According to an analysis conducted by the National Research Council , the roll-out of plug-in hybrids (PHEVs) to the U.S. market will be too slow to have any real effect on our greenhouse gas emissions or oil addiction until at least the 2030s.
the added cost of manufacturing a PHEV over a conventional vehicle in 2010 will range from a $6,300 premium for a 10 mile all-electric range (PHEV-10) to an $18,000 premium for a 40 mile all-electric range (PHEV-40).
If gasoline prices stay below $4.00 per gallon, the analysis indicates that PHEV-40s won’t be cost-competitive before 2040 while PHEV-10s may reach cost competitiveness by 2030.
Of course, the report points out that all of their conclusions are in lieu of some kind of unexpected battery technology development or some kind of unexpected market pressure. In the end, the report concludes that PHEVs will have very little effect on consumption of oil before 2030 because there will be too few of them in the national fleet—even at the report’s best case growth scenario of 40 million PHEVs on the road by then.

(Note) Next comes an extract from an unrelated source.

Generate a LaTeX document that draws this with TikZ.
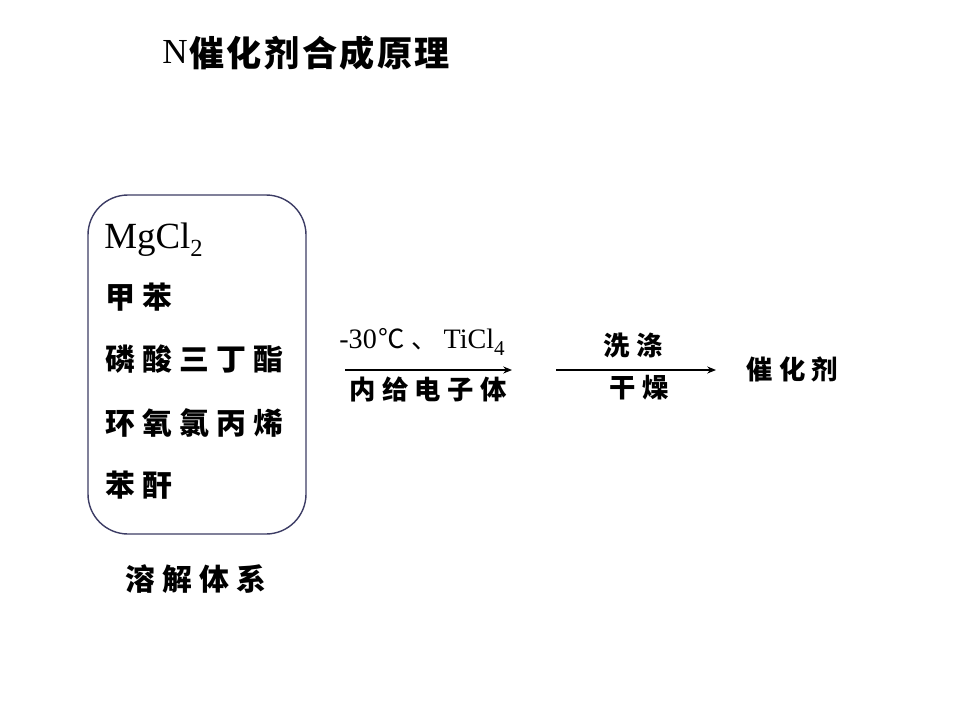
\documentclass[tikz,border=0pt]{standalone}
\usepackage{fontspec}
\setmainfont{Liberation Serif}
\newfontfamily\cjkT[LetterSpace=7]{Noto Sans CJK SC}
\newfontfamily\cjkL[LetterSpace=24]{Noto Sans CJK SC}
\newfontfamily\cjkS[LetterSpace=24]{Noto Sans CJK SC}
\newfontfamily\cjkR{Noto Sans CJK SC}
\usetikzlibrary{arrows.meta}
\definecolor{boxline}{RGB}{60,60,100}
\tikzset{
  px/.style={x=0.02cm,y=-0.02cm},
  title/.style={anchor=west,inner sep=0pt,font=\cjkT\bfseries\fontsize{20}{20}\selectfont},
  item/.style={anchor=west,inner sep=0pt,font=\cjkL\bfseries\fontsize{17}{17}\selectfont},
  small/.style={anchor=west,inner sep=0pt,font=\cjkS\bfseries\fontsize{15}{15}\selectfont},
  flow/.style={line width=0.6pt,-{Stealth[length=5pt,width=4pt]}},
  groupbox/.style={draw=boxline,line width=0.8pt,rounded corners=0.8cm},
}
\begin{document}
\begin{tikzpicture}[px]
\useasboundingbox (0,0) rectangle (960,720);
% title
\node[anchor=west,inner sep=0pt,font=\fontsize{20}{20}\selectfont] (tN) at (162,52) {N};
\node[title] (title) at (189,53) {催化剂合成原理};
% group box
\draw[groupbox] (88,195) rectangle (306,534);
\node[anchor=base west,inner sep=0pt,font=\fontsize{21}{21}\selectfont] (mg) at (104,248) {MgCl\raisebox{-5pt}{\fontsize{14}{14}\selectfont 2}};
\node[item] (i1) at (105,297) {甲苯};
\node[item] (i2) at (105,359) {磷酸三丁酯};
\node[item] (i3) at (105,423) {环氧氯丙烯};
\node[item] (i4) at (105,485) {苯酐};
\node[item] (sys) at (125,579) {溶解体系};
% step 1
\node[anchor=base west,inner sep=0pt,font=\fontsize{16}{16}\selectfont] (cond) at (339,348)
  {-30{\cjkR\fontsize{15}{15}\selectfont \hspace{1pt}℃\hspace{4pt}、}\hspace{3pt}TiCl\raisebox{-4pt}{\fontsize{12}{12}\selectfont 4}};
\coordinate (a1s) at (345,370);
\coordinate (a1e) at (512,370);
\draw[flow] (a1s) -- (a1e);
\node[small] (donor) at (349,389) {内给电子体};
% step 2
\node[small] (wash) at (603,345) {洗涤};
\coordinate (a2s) at (556,370);
\coordinate (a2e) at (716,370);
\draw[flow] (a2s) -- (a2e);
\node[small] (dry) at (609,388) {干燥};
\node[small] (cat) at (746,369) {催化剂};
\end{tikzpicture}
\end{document}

This analysis would seem to be in agreement with the strategic assumptions of General Motors. Vice Chairman for Global Product Development, Bob Lutz, remarked at the recent LA Auto Show that without increasing the gas tax to intentionally raise fuel prices, there will be no pressure on the consumer to buy plug-in vehicles. In the past Lutz has asserted that pure petroleum-fueled vehicles will be by far the greatest part of GM's business into the foreseeable future. Nissan on the other hand seems to be drawing the opposite conclusion by diving so heavily into EV production.